If Unemployment Is 4.9 Percent, Why Can’t I Find A Damn Job?

February 16, 2016 in News by RBN

Institute for Policy Innovation | Dr. Merrill Matthews


IPI resident scholar Dr. Merrill Matthews explains today in Rare why the labor force participation rate is a far better indicator of the current health of the U.S. economy than what the U.S. Bureau of Labor Statistics currently says is “full employment.”

He writes:

“What economists call “full employment” just isn’t what it used to be!
The U.S. Bureau of Labor Statistics recently announced that the unemployment rate has dropped to 4.9 percent—the lowest in nearly a decade. A 4.9 percent unemployment rate is at the high end of the economic concept of full employment, an economy where everyone who wants a job can find one.
Does that sound like this economy?
The last time the unemployment rate was lower was in 2007, just as the red-hot economy turned into the Great Recession. But this economy doesn’t feel red-hot—and it might yet turn into a recession. In fact, for millions of Americans the job market is downright cold—because they haven’t been able to find a job in years.
It’s been so long for some workers that they’ve given up the search. And when they quit looking the government no longer counts them as unemployed—even though they are just jobless as when they were considered unemployed.
A better employment measure is the labor force participation rate, which represents the percentage of the population that has a job. In February of 2009, right after Barack Obama entered the White House, the labor force participation rate was 65.8 percent. It has never been higher since, and the country then was in the middle of the Great Recession.
Last month it was 62.7 percent.
The situation is a little better for young workers, but the trend is just as bad. According to the Federal Reserve Bank of St. Louis, for workers ages 20 to 24 the participation rate has declined to 70.1 percent. And that’s not because more are going to college; it was 73.2 percent when Obama entered office.
For black or African-American men age 20 or over, the participation rate is 67.1 percent, down from 70.5 percent in January 2009, when Obama became president.
For high school graduates with no college, it’s a stunningly low 57.5 percent, down from 62.9 percent in January 2009—the biggest drop we’ve seen.
And for women age 20 and over it’s nearly as bad: 58.2 percent.

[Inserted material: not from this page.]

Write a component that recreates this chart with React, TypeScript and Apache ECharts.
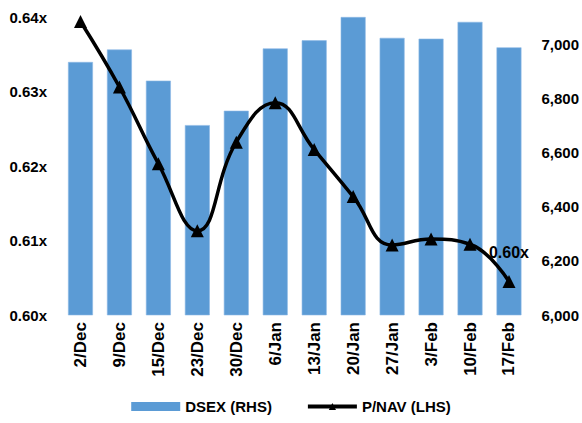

It had been 60.9 percent in January 2009.
But here’s the thing: For all of the above-mentioned groups except one, women, the labor force participation rate started declining before Obama came into office. However, the percentage of women in the work force peaked at around 61 percent in the fall of 2008, in the middle of the recession, and the rate has dropped ever since.
No wonder many millennials are restless and demanding change; they’ve seen their access to a job steadily decline. No wonder many black Americans are frustrated about their economic opportunities. No wonder both Hillary Clinton and Bernie Sanders are trying to mobilize the female vote—with former Secretary of State Madeline Albright recently asserting, “There’s a special place in hell for women who don’t help each other!”
These workforce declines all occurred on, wait for it … Barack Obama’s watch. And they’re a direct result of his high taxes, more mandates and increased regulations, which both Sanders and Clinton pledge to double down on.
So if one of them are elected, you might see the unemployment rate remain low—even as more Americans give up trying to find a #%&@ job!”